** Requirements **
Leaving the pictures out, print the lines from the first line of the listing through the line containing "(edu.east |- er) -- (er);", exactly as they read, and no others.

** Provided data **
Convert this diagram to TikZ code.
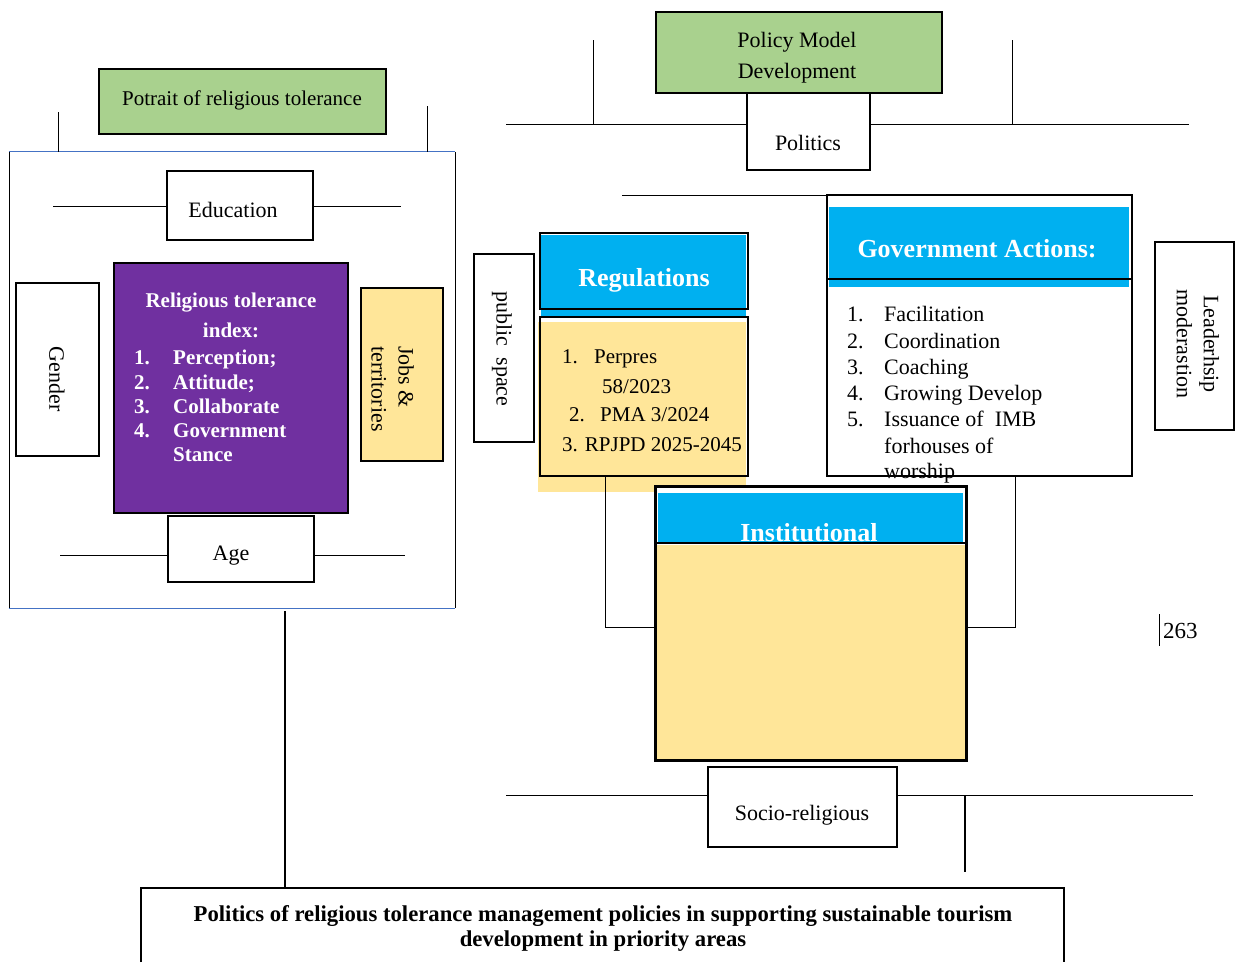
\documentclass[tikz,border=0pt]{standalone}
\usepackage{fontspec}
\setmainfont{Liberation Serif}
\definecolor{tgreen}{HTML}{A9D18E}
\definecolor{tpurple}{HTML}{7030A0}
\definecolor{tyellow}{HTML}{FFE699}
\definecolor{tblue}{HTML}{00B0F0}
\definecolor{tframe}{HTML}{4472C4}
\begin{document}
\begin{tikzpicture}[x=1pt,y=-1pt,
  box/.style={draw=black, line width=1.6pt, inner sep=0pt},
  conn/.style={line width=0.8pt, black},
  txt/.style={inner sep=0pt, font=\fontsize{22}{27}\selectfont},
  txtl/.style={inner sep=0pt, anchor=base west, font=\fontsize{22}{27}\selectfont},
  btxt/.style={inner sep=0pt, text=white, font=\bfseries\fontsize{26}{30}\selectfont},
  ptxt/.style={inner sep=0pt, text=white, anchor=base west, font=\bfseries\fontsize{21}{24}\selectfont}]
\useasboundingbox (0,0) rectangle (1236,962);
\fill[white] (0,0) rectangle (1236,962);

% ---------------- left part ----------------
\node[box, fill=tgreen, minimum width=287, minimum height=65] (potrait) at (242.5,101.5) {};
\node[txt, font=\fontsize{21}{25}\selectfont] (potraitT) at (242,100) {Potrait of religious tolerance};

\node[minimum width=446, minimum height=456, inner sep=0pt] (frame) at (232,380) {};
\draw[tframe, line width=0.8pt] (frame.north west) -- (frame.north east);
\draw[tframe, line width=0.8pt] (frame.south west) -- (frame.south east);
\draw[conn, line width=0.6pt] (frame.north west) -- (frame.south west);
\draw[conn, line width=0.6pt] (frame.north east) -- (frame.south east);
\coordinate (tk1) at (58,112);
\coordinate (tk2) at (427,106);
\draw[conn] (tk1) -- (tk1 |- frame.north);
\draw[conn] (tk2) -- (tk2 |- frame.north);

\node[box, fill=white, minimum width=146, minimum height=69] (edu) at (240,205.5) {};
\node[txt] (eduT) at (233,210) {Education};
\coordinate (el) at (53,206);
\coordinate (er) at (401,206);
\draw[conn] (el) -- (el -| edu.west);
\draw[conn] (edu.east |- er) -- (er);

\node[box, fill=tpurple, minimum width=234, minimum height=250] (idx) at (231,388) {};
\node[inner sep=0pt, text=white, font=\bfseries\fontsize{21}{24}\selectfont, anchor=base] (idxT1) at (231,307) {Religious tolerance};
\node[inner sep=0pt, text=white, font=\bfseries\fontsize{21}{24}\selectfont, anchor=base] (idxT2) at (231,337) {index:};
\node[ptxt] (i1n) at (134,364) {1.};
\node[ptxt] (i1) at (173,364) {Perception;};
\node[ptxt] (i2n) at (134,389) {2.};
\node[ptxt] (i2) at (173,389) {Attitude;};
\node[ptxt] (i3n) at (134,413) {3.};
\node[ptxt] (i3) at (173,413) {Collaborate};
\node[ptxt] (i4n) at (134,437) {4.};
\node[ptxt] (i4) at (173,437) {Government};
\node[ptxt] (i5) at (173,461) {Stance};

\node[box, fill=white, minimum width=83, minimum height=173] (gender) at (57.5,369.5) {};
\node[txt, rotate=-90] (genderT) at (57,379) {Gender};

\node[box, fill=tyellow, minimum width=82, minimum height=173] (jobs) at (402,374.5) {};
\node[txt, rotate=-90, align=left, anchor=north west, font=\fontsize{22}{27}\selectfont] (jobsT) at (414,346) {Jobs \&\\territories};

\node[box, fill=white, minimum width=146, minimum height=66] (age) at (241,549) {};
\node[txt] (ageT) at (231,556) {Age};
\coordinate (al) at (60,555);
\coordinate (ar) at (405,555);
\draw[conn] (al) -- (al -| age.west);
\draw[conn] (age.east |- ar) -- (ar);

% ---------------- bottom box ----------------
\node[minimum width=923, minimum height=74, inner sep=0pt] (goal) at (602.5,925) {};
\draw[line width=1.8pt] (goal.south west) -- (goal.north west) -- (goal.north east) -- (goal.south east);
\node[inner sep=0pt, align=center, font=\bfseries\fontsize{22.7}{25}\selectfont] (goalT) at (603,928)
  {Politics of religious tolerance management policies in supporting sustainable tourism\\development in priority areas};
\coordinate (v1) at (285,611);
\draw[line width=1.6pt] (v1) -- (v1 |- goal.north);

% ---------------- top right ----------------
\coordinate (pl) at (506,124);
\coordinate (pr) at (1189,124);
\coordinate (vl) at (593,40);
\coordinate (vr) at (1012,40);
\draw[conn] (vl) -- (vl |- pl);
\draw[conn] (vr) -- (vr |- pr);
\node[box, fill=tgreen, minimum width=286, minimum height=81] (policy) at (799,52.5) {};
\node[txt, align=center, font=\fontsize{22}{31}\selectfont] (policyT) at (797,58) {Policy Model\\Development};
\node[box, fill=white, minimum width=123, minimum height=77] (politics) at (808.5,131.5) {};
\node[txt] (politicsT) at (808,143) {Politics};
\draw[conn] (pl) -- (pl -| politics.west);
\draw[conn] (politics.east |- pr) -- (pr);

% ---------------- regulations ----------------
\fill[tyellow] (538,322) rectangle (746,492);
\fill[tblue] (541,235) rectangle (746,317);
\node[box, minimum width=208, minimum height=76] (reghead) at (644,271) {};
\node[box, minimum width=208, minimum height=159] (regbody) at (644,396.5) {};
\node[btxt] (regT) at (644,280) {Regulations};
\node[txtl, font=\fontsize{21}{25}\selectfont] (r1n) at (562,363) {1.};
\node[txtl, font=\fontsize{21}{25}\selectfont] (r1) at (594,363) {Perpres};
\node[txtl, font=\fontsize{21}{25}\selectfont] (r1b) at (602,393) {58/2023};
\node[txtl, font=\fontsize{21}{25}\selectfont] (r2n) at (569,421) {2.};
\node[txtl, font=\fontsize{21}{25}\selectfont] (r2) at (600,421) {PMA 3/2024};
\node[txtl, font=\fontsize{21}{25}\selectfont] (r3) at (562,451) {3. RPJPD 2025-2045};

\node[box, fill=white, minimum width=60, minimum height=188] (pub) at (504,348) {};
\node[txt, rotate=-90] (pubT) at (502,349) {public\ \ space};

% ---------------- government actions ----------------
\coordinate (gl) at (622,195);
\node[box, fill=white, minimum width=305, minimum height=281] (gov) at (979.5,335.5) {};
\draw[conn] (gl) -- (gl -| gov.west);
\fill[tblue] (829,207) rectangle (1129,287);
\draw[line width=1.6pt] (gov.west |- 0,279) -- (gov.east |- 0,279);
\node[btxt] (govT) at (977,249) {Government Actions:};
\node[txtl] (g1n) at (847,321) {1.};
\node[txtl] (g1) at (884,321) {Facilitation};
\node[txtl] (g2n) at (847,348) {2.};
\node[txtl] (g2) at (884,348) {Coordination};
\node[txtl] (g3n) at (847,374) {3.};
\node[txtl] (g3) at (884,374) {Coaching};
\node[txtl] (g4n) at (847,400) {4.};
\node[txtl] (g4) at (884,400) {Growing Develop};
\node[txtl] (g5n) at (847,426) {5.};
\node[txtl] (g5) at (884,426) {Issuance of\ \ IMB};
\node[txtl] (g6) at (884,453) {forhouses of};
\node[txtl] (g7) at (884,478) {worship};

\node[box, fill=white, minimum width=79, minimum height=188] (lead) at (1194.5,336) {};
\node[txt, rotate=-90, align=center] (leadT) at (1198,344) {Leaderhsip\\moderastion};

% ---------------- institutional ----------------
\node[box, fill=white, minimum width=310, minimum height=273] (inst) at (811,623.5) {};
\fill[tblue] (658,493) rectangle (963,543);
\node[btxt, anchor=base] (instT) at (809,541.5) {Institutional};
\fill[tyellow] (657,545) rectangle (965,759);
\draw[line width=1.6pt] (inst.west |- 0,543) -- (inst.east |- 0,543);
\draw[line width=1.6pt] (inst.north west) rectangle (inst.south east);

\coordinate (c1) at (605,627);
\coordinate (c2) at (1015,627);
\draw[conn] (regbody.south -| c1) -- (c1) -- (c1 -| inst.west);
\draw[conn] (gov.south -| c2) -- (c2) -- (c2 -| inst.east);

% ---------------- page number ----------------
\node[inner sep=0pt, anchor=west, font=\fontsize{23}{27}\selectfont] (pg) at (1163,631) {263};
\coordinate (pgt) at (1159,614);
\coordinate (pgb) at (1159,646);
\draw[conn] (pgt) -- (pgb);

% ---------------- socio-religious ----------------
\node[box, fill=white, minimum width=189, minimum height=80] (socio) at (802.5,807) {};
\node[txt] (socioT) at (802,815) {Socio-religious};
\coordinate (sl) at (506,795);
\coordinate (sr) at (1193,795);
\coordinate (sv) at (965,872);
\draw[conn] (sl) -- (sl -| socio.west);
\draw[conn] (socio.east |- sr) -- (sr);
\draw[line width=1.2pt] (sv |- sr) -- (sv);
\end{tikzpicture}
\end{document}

** Task answer **
Convert this diagram to TikZ code.
\documentclass[tikz,border=0pt]{standalone}
\usepackage{fontspec}
\setmainfont{Liberation Serif}
\definecolor{tgreen}{HTML}{A9D18E}
\definecolor{tpurple}{HTML}{7030A0}
\definecolor{tyellow}{HTML}{FFE699}
\definecolor{tblue}{HTML}{00B0F0}
\definecolor{tframe}{HTML}{4472C4}
\begin{document}
\begin{tikzpicture}[x=1pt,y=-1pt,
  box/.style={draw=black, line width=1.6pt, inner sep=0pt},
  conn/.style={line width=0.8pt, black},
  txt/.style={inner sep=0pt, font=\fontsize{22}{27}\selectfont},
  txtl/.style={inner sep=0pt, anchor=base west, font=\fontsize{22}{27}\selectfont},
  btxt/.style={inner sep=0pt, text=white, font=\bfseries\fontsize{26}{30}\selectfont},
  ptxt/.style={inner sep=0pt, text=white, anchor=base west, font=\bfseries\fontsize{21}{24}\selectfont}]
\useasboundingbox (0,0) rectangle (1236,962);
\fill[white] (0,0) rectangle (1236,962);

% ---------------- left part ----------------
\node[box, fill=tgreen, minimum width=287, minimum height=65] (potrait) at (242.5,101.5) {};
\node[txt, font=\fontsize{21}{25}\selectfont] (potraitT) at (242,100) {Potrait of religious tolerance};

\node[minimum width=446, minimum height=456, inner sep=0pt] (frame) at (232,380) {};
\draw[tframe, line width=0.8pt] (frame.north west) -- (frame.north east);
\draw[tframe, line width=0.8pt] (frame.south west) -- (frame.south east);
\draw[conn, line width=0.6pt] (frame.north west) -- (frame.south west);
\draw[conn, line width=0.6pt] (frame.north east) -- (frame.south east);
\coordinate (tk1) at (58,112);
\coordinate (tk2) at (427,106);
\draw[conn] (tk1) -- (tk1 |- frame.north);
\draw[conn] (tk2) -- (tk2 |- frame.north);

\node[box, fill=white, minimum width=146, minimum height=69] (edu) at (240,205.5) {};
\node[txt] (eduT) at (233,210) {Education};
\coordinate (el) at (53,206);
\coordinate (er) at (401,206);
\draw[conn] (el) -- (el -| edu.west);
\draw[conn] (edu.east |- er) -- (er);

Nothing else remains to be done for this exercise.